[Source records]
'''

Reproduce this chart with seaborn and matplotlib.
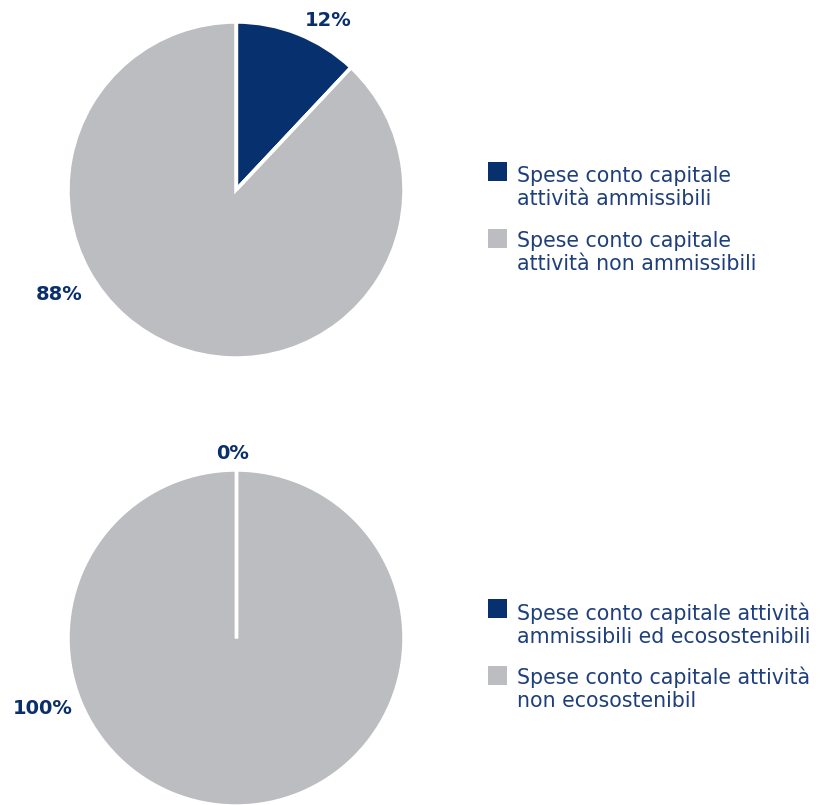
import matplotlib
matplotlib.use("Agg")
import numpy as np
import matplotlib.pyplot as plt
from matplotlib.patches import Rectangle
import seaborn as sns

sns.set_theme(style="white")
plt.rcParams["font.family"] = ["DejaVu Sans"]

# Data
top_categories = ["Spese conto capitale\nattività ammissibili",
                  "Spese conto capitale\nattività non ammissibili"]
top_values = [12, 88]

bottom_categories = ["Spese conto capitale attività\nammissibili ed ecosostenibili",
                     "Spese conto capitale attività\nnon ecosostenibil"]
bottom_values = [0, 100]

colors = ["#07306e", "#bcbdc1"]
label_color = "#0b2f6d"
legend_text_color = "#1e3f7b"

W, H = 830, 805
fig = plt.figure(figsize=(W / 100, H / 100), dpi=100)
fig.patch.set_facecolor("white")

R = 168  # pie radius in pixels
START = 90


def pie_axes(cx, cy):
    return fig.add_axes([(cx - R) / W, 1 - (cy + R) / H, 2 * R / W, 2 * R / H])


def draw_pie(ax, values, label_pos):
    ax.pie(values, colors=colors, startangle=START, counterclock=False,
           wedgeprops=dict(edgecolor="white", linewidth=2.5), radius=1)
    # separators on every slice boundary (keeps empty slices visible)
    fracs = np.concatenate([[0], np.cumsum(values) / np.sum(values)])
    for f in fracs[:-1]:
        ang = np.deg2rad(START - 360 * f)
        ax.plot([0, np.cos(ang)], [0, np.sin(ang)], color="white", lw=2.5,
                solid_capstyle="butt", zorder=5)
    ax.set_xlim(-1, 1)
    ax.set_ylim(-1, 1)
    ax.set_axis_off()
    for v, (x, y) in zip(values, label_pos):
        ax.text(x, y, f"{v}%", ha="center", va="center", color=label_color,
                fontsize=14, fontweight="bold", clip_on=False)


def draw_legend(categories, x, square_tops, baselines):
    for cat, col, top, base in zip(categories, colors, square_tops, baselines):
        fig.patches.append(Rectangle((x / W, 1 - (top + 19) / H), 19 / W, 19 / H,
                                     transform=fig.transFigure, facecolor=col,
                                     edgecolor="none"))
        fig.text((x + 29) / W, 1 - base / H, cat, ha="left", va="baseline",
                 fontsize=14.8, color=legend_text_color, linespacing=1.18)


ax1 = pie_axes(236, 190)
draw_pie(ax1, top_values, [(0.55, 1.01), (-1.05, -0.62)])
draw_legend(top_categories, 488, [162, 229], [205, 270])

ax2 = pie_axes(236, 638)
draw_pie(ax2, bottom_values, [(-0.02, 1.10), (-1.15, -0.42)])
draw_legend(bottom_categories, 488, [599, 666], [643, 707])

fig.savefig("out.png", dpi=100, facecolor="white")
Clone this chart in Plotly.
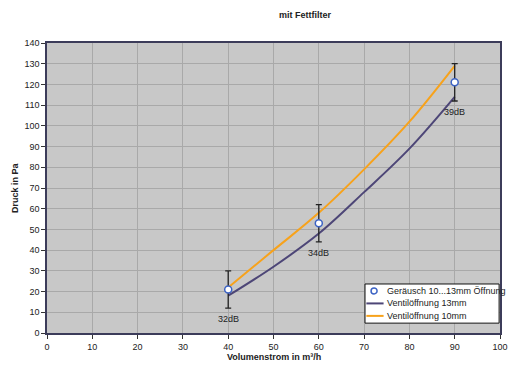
import plotly.graph_objects as go

# Data
mess_x = [40, 60, 90]
mess_y = [21, 53, 121]
mess_err = [9, 9, 9]
db_labels = ["32dB", "34dB", "39dB"]

kurve_x = [40, 50, 60, 70, 80, 90]
ventil_13mm = [18, 32, 48, 68, 89, 114]
ventil_10mm = [22, 40, 58, 79, 102, 129]

x_ticks = list(range(0, 101, 10))
y_ticks = list(range(0, 141, 10))

legend_names = ["Geräusch 10...13mm Öffnung", "Ventilöffnung 13mm", "Ventilöffnung 10mm"]

font = "Liberation Sans, Arial, sans-serif"
c13 = "#4d4677"
c10 = "#f7a21b"
cmark = "#3b62c4"

fig = go.Figure()
fig.add_trace(go.Scatter(
    x=kurve_x, y=ventil_13mm, mode="lines", name=legend_names[1],
    line=dict(color=c13, width=2, shape="spline"),
))
fig.add_trace(go.Scatter(
    x=kurve_x, y=ventil_10mm, mode="lines", name=legend_names[2],
    line=dict(color=c10, width=2, shape="spline"),
))
fig.add_trace(go.Scatter(
    x=mess_x, y=mess_y, mode="markers", name=legend_names[0],
    marker=dict(symbol="circle", size=7, color="white",
                line=dict(color=cmark, width=1.5)),
    error_y=dict(type="data", array=mess_err, visible=True,
                 color="#222222", thickness=1.3, width=3),
))

annotations = []
for x, y, e, lab in zip(mess_x, mess_y, mess_err, db_labels):
    annotations.append(dict(x=x, y=y - e, text=lab, showarrow=False,
                            yanchor="top", yshift=-4,
                            font=dict(family=font, size=9, color="#222222")))

annotations.append(dict(text="<b>mit Fettfilter</b>", xref="paper", yref="paper",
                        x=0.57, y=1.0, yshift=28, showarrow=False, yanchor="middle",
                        font=dict(family=font, size=9, color="#222222")))
annotations.append(dict(text="<b>Volumenstrom in m³/h</b>", xref="paper", yref="paper",
                        x=0.5, y=0, yshift=-24, showarrow=False, yanchor="middle",
                        font=dict(family=font, size=9, color="#222222")))
annotations.append(dict(text="<b>Druck in Pa</b>", xref="paper", yref="paper",
                        x=0, y=0.5, xshift=-32, showarrow=False, textangle=-90,
                        xanchor="center", yanchor="middle",
                        font=dict(family=font, size=9, color="#222222")))

# custom legend (compact box like the reference)
shapes = [dict(type="rect", xref="paper", yref="paper",
               x0=0.702, x1=0.998, y0=0.034, y1=0.169,
               fillcolor="white", line=dict(color="#111111", width=1), layer="above")]
rows_y = [0.145, 0.102, 0.059]
shapes.append(dict(type="circle", xref="paper", yref="paper",
                   xsizemode="pixel", ysizemode="pixel",
                   xanchor=0.722, yanchor=rows_y[0],
                   x0=-3, x1=3, y0=-3, y1=3,
                   fillcolor="white", line=dict(color=cmark, width=1.5), layer="above"))
for yy, col in zip(rows_y[1:], [c13, c10]):
    shapes.append(dict(type="line", xref="paper", yref="paper",
                       x0=0.705, x1=0.743, y0=yy, y1=yy,
                       line=dict(color=col, width=2), layer="above"))
for yy, name in zip(rows_y, legend_names):
    annotations.append(dict(text=name, xref="paper", yref="paper", x=0.746, y=yy,
                            xanchor="left", yanchor="middle", showarrow=False,
                            font=dict(family=font, size=9, color="#222222")))

fig.update_layout(
    width=523, height=365,
    margin=dict(l=47, r=23, t=43, b=32),
    paper_bgcolor="white",
    plot_bgcolor="#c8c8c8",
    font=dict(family=font, size=9, color="#222222"),
    showlegend=False,
    annotations=annotations,
    shapes=shapes,
)
fig.update_xaxes(
    range=[0, 100], tickvals=x_ticks, ticks="outside", ticklen=4,
    tickcolor="#333333", showgrid=True, gridcolor="#a9a9a9", gridwidth=1,
    showline=True, linecolor="#3c3c5a", linewidth=1.5, mirror=True,
    zeroline=False, automargin=False,
    tickfont=dict(family=font, size=9),
)
fig.update_yaxes(
    range=[0, 140], tickvals=y_ticks, ticks="outside", ticklen=4,
    tickcolor="#333333", showgrid=True, gridcolor="#a9a9a9", gridwidth=1,
    showline=True, linecolor="#3c3c5a", linewidth=1.5, mirror=True,
    zeroline=False, automargin=False,
    tickfont=dict(family=font, size=9),
)

fig.write_html("out.html")
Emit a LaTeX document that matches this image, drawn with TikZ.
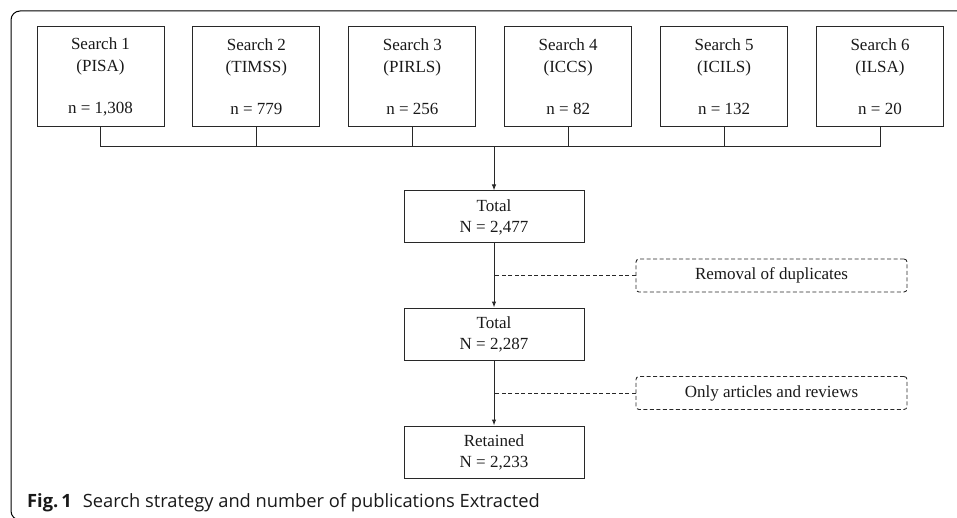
\documentclass[tikz,border=0pt]{standalone}
\usepackage{fontspec}
\setmainfont{Liberation Serif}
\newfontfamily\capfont{Open Sans}
\usepackage{xcolor}
\usetikzlibrary{calc,positioning,arrows.meta}

\definecolor{linegray}{RGB}{40,40,40}
\definecolor{textblack}{RGB}{25,25,25}

\begin{document}
\begin{tikzpicture}[x=1pt,y=1pt,
    searchbox/.style={draw=linegray, line width=1pt, minimum width=127pt, minimum height=100pt,
        inner sep=0pt, align=center, text=textblack, font=\fontsize{17}{22}\selectfont},
    totalbox/.style={draw=linegray, line width=1pt, minimum width=180pt, minimum height=52pt,
        inner sep=0pt, align=center, text=textblack, font=\fontsize{17}{21}\selectfont},
    notebox/.style={draw=linegray, line width=0.9pt, dash pattern=on 4pt off 2.5pt, rounded corners=3pt,
        minimum width=271pt, minimum height=33pt, inner sep=0pt, text=textblack, font=\fontsize{17}{21}\selectfont},
    link/.style={draw=linegray, line width=1pt},
    flow/.style={link, -{Latex[length=6pt,width=4.5pt]}},
    noteline/.style={draw=linegray, line width=0.9pt, dash pattern=on 4pt off 2.5pt}]

    \useasboundingbox (0,0) rectangle (957,517);

    % frame of the figure
    \draw[line width=1pt, rounded corners=9pt] (975,506) -- (11,506) -- (11,-3) -- (40,-3);

    % the six searches
    \foreach \study/\hits [count=\i] in {PISA/{1,308}, TIMSS/779, PIRLS/256, ICCS/82, ICILS/132, ILSA/20}
        \node[searchbox] (s\i) at ({100.5+(\i-1)*155.9},440) {Search \i\\(\study)\\[20pt]n = \hits};

    \coordinate (bus) at (0,370);
    \draw[link] (s1.south) -- (s1.south |- bus) -- (s6.south |- bus) -- (s6.south);
    \foreach \i in {2,...,5}
        \draw[link] (s\i.south) -- (s\i.south |- bus);

    % flow of the totals
    \node[totalbox] (total1) at (494,300) {Total\\N = 2,477};
    \node[totalbox, below=64pt of total1] (total2) {Total\\N = 2,287};
    \node[totalbox, below=65pt of total2] (retained) {Retained\\N = 2,233};

    \draw[flow] (total1.north |- bus) -- (total1.north);
    \draw[flow] (total1) -- (total2);
    \draw[flow] (total2) -- (retained);

    % exclusion steps
    \node[notebox] (dup) at ($(total1.south)!.5!(total2.north) + (277.5,0)$) {Removal of duplicates};
    \node[notebox] (art) at ($(total2.south)!.5!(retained.north) + (277.5,0)$) {Only articles and reviews};
    \draw[noteline] (dup.west) -- (dup.west -| total1.south);
    \draw[noteline] (art.west) -- (art.west -| total2.south);

    % caption
    \node[anchor=base west, inner sep=0pt, text=textblack, font=\capfont\fontsize{18.3}{20}\selectfont] (caption) at (27,10)
        {\textbf{Fig.\,1}\hspace{0.6em}Search strategy and number of publications Extracted};
\end{tikzpicture}
\end{document}
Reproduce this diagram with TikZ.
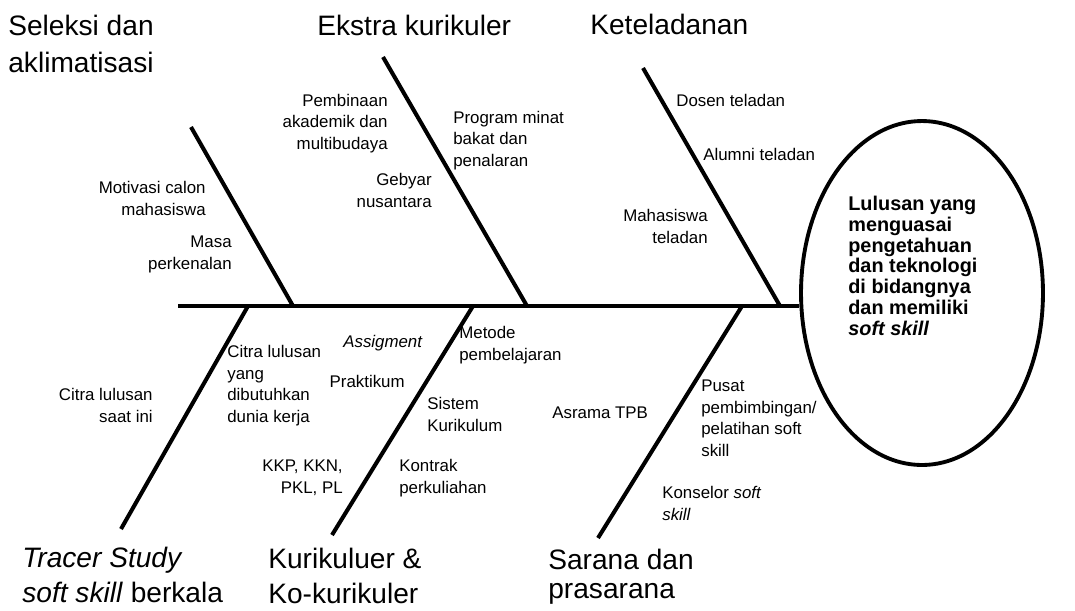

'''

WHAT THIS TASK INVOLVES — Set down again, exactly, the lines of the material above from its first line to the one with "fontsize=14.8, color=legend_text_color, linespacing=1.18)", inclusive. Leave the pictures out.

RESULT BELOW —
Reproduce this chart with seaborn and matplotlib.
import matplotlib
matplotlib.use("Agg")
import numpy as np
import matplotlib.pyplot as plt
from matplotlib.patches import Rectangle
import seaborn as sns

sns.set_theme(style="white")
plt.rcParams["font.family"] = ["DejaVu Sans"]

# Data
top_categories = ["Spese conto capitale\nattività ammissibili",
                  "Spese conto capitale\nattività non ammissibili"]
top_values = [12, 88]

bottom_categories = ["Spese conto capitale attività\nammissibili ed ecosostenibili",
                     "Spese conto capitale attività\nnon ecosostenibil"]
bottom_values = [0, 100]

colors = ["#07306e", "#bcbdc1"]
label_color = "#0b2f6d"
legend_text_color = "#1e3f7b"

W, H = 830, 805
fig = plt.figure(figsize=(W / 100, H / 100), dpi=100)
fig.patch.set_facecolor("white")

R = 168  # pie radius in pixels
START = 90


def pie_axes(cx, cy):
    return fig.add_axes([(cx - R) / W, 1 - (cy + R) / H, 2 * R / W, 2 * R / H])


def draw_pie(ax, values, label_pos):
    ax.pie(values, colors=colors, startangle=START, counterclock=False,
           wedgeprops=dict(edgecolor="white", linewidth=2.5), radius=1)
    # separators on every slice boundary (keeps empty slices visible)
    fracs = np.concatenate([[0], np.cumsum(values) / np.sum(values)])
    for f in fracs[:-1]:
        ang = np.deg2rad(START - 360 * f)
        ax.plot([0, np.cos(ang)], [0, np.sin(ang)], color="white", lw=2.5,
                solid_capstyle="butt", zorder=5)
    ax.set_xlim(-1, 1)
    ax.set_ylim(-1, 1)
    ax.set_axis_off()
    for v, (x, y) in zip(values, label_pos):
        ax.text(x, y, f"{v}%", ha="center", va="center", color=label_color,
                fontsize=14, fontweight="bold", clip_on=False)


def draw_legend(categories, x, square_tops, baselines):
    for cat, col, top, base in zip(categories, colors, square_tops, baselines):
        fig.patches.append(Rectangle((x / W, 1 - (top + 19) / H), 19 / W, 19 / H,
                                     transform=fig.transFigure, facecolor=col,
                                     edgecolor="none"))
        fig.text((x + 29) / W, 1 - base / H, cat, ha="left", va="baseline",
                 fontsize=14.8, color=legend_text_color, linespacing=1.18)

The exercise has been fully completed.